Authors: Kasia Mika*, KITLV/Royal Netherlands Institute of Southeast Asian and Caribbean Studies
Topics: Hazards, Risks, and Disasters, Hazards and Vulnerability
Keywords: Haiti 2010 earthquake, trauma, disasters, recovery, vulnerability, Caribbean
Session Type: Paper
Start / End Time: 2:40 PM / 4:20 PM
Room: Napoleon B3, Sheraton 3rd Floor
Presentation File: No File Uploaded
The paper examines interrelated notions of processual and accretive trauma—offered by postcolonial studies and environmental humanities—and vulnerability-based approaches to disasters, arguing for open-ended, non-linear notions of recovery. This analysis will be rooted in 2010 Haiti earthquake written survivors’ accounts (Martin 2010; Woolley 2011) and their differentiated experience of faith and belief, sense-losing and sense-(re)making episodes (O’Grady and Orton 2016), that all are part of assigning meaning, coming to terms with, and only sometimes overcoming, the long-term and sudden violence of the 2010 disaster. Where notions of ‘slow violence’ (Nixon 2011), ‘passive hurt’ (Danticat 2011) and the cognate concept of ‘insidious trauma’ (Brown 2008; Craps 2010; 2013) point to the ways in which ‘incremental and accretive’ violence is played out and belatedly manifested ‘across a range of temporal scales’ (Nixon 2011, 2), vulnerability-focused analyses of disasters also stress their extended and complex character (Ball 1975; Glantz 1977) as ‘continuing process[es] of extreme manifestation of day to day situation’ (Lewis 1977, 243). Following an analysis of processual notions of vulnerability and disaster and these survivors’ differentiated consideration of faith in times of unfolding crises, the paper will go on to conceptualize notions of non-linear recovery.
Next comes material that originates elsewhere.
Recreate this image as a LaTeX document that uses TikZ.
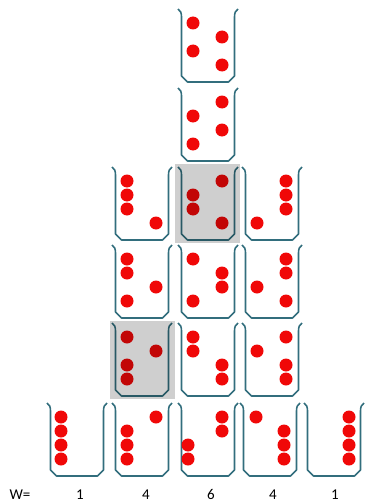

Against illusions of an achievable wholeness, equated with the recovery of the pre-disaster past, this vision seeks to transform and improve over the long term (Lewis 1988, 4; Wisner and Kelman 2015), all the while recognizing that even if vulnerabilities could be amended, the personal losses and absences will never fully be alleviated or healed.